→ **YOUR TASK**:
Each line below should be reproduced without any alteration.
--- Start SUPPLIED DATA ---
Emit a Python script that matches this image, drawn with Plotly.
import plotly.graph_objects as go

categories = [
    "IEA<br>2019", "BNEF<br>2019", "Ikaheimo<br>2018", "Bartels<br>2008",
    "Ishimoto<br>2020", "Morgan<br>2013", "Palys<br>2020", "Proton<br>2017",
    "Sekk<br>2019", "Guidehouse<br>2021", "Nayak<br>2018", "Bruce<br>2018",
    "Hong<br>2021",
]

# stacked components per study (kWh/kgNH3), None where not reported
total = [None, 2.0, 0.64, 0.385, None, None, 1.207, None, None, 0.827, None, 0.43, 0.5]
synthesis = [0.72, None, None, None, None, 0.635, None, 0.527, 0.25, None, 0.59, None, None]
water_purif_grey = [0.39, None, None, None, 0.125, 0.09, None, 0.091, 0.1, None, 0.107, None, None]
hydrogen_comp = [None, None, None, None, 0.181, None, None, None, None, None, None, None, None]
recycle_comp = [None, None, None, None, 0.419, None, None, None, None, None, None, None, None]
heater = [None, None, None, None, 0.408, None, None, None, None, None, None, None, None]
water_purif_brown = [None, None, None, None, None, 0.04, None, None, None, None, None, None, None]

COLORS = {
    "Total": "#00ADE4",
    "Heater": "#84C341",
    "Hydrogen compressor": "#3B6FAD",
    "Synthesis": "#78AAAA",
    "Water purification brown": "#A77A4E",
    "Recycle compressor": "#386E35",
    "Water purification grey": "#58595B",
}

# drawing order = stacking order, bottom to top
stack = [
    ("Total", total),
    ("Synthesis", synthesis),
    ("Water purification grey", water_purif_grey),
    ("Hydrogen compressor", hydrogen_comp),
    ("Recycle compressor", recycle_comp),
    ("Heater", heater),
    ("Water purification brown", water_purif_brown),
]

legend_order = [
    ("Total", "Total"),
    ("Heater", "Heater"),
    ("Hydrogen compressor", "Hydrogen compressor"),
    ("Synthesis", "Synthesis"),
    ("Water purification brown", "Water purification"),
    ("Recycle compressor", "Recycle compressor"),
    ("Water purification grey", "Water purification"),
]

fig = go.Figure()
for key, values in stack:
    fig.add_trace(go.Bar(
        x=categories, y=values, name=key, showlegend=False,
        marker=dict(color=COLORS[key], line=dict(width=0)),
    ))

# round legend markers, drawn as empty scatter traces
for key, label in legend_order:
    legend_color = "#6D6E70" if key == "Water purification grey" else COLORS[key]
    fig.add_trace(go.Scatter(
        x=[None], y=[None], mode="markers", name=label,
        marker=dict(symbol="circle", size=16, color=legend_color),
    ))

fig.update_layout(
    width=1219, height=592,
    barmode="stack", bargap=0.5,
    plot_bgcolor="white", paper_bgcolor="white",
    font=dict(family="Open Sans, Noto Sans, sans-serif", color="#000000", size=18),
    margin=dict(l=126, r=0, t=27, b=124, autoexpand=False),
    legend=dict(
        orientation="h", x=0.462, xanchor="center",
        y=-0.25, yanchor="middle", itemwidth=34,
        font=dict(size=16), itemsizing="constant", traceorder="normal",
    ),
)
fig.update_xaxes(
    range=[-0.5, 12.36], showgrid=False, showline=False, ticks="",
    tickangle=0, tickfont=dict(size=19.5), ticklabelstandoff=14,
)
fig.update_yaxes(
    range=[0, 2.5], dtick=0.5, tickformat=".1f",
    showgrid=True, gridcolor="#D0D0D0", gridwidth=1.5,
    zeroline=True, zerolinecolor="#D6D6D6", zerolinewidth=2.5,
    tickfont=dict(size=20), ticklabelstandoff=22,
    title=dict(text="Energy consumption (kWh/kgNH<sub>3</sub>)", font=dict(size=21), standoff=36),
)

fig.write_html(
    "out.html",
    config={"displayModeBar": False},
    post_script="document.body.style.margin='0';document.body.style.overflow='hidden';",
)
--- End SUPPLIED DATA ---
→ **ANSWER BELOW**:
Emit a Python script that matches this image, drawn with Plotly.
import plotly.graph_objects as go

categories = [
    "IEA<br>2019", "BNEF<br>2019", "Ikaheimo<br>2018", "Bartels<br>2008",
    "Ishimoto<br>2020", "Morgan<br>2013", "Palys<br>2020", "Proton<br>2017",
    "Sekk<br>2019", "Guidehouse<br>2021", "Nayak<br>2018", "Bruce<br>2018",
    "Hong<br>2021",
]

# stacked components per study (kWh/kgNH3), None where not reported
total = [None, 2.0, 0.64, 0.385, None, None, 1.207, None, None, 0.827, None, 0.43, 0.5]
synthesis = [0.72, None, None, None, None, 0.635, None, 0.527, 0.25, None, 0.59, None, None]
water_purif_grey = [0.39, None, None, None, 0.125, 0.09, None, 0.091, 0.1, None, 0.107, None, None]
hydrogen_comp = [None, None, None, None, 0.181, None, None, None, None, None, None, None, None]
recycle_comp = [None, None, None, None, 0.419, None, None, None, None, None, None, None, None]
heater = [None, None, None, None, 0.408, None, None, None, None, None, None, None, None]
water_purif_brown = [None, None, None, None, None, 0.04, None, None, None, None, None, None, None]

COLORS = {
    "Total": "#00ADE4",
    "Heater": "#84C341",
    "Hydrogen compressor": "#3B6FAD",
    "Synthesis": "#78AAAA",
    "Water purification brown": "#A77A4E",
    "Recycle compressor": "#386E35",
    "Water purification grey": "#58595B",
}

# drawing order = stacking order, bottom to top
stack = [
    ("Total", total),
    ("Synthesis", synthesis),
    ("Water purification grey", water_purif_grey),
    ("Hydrogen compressor", hydrogen_comp),
    ("Recycle compressor", recycle_comp),
    ("Heater", heater),
    ("Water purification brown", water_purif_brown),
]

legend_order = [
    ("Total", "Total"),
    ("Heater", "Heater"),
    ("Hydrogen compressor", "Hydrogen compressor"),
    ("Synthesis", "Synthesis"),
    ("Water purification brown", "Water purification"),
    ("Recycle compressor", "Recycle compressor"),
    ("Water purification grey", "Water purification"),
]

fig = go.Figure()
for key, values in stack:
    fig.add_trace(go.Bar(
        x=categories, y=values, name=key, showlegend=False,
        marker=dict(color=COLORS[key], line=dict(width=0)),
    ))

# round legend markers, drawn as empty scatter traces
for key, label in legend_order:
    legend_color = "#6D6E70" if key == "Water purification grey" else COLORS[key]
    fig.add_trace(go.Scatter(
        x=[None], y=[None], mode="markers", name=label,
        marker=dict(symbol="circle", size=16, color=legend_color),
    ))

fig.update_layout(
    width=1219, height=592,
    barmode="stack", bargap=0.5,
    plot_bgcolor="white", paper_bgcolor="white",
    font=dict(family="Open Sans, Noto Sans, sans-serif", color="#000000", size=18),
    margin=dict(l=126, r=0, t=27, b=124, autoexpand=False),
    legend=dict(
        orientation="h", x=0.462, xanchor="center",
        y=-0.25, yanchor="middle", itemwidth=34,
        font=dict(size=16), itemsizing="constant", traceorder="normal",
    ),
)
fig.update_xaxes(
    range=[-0.5, 12.36], showgrid=False, showline=False, ticks="",
    tickangle=0, tickfont=dict(size=19.5), ticklabelstandoff=14,
)
fig.update_yaxes(
    range=[0, 2.5], dtick=0.5, tickformat=".1f",
    showgrid=True, gridcolor="#D0D0D0", gridwidth=1.5,
    zeroline=True, zerolinecolor="#D6D6D6", zerolinewidth=2.5,
    tickfont=dict(size=20), ticklabelstandoff=22,
    title=dict(text="Energy consumption (kWh/kgNH<sub>3</sub>)", font=dict(size=21), standoff=36),
)

fig.write_html(
    "out.html",
    config={"displayModeBar": False},
    post_script="document.body.style.margin='0';document.body.style.overflow='hidden';",
)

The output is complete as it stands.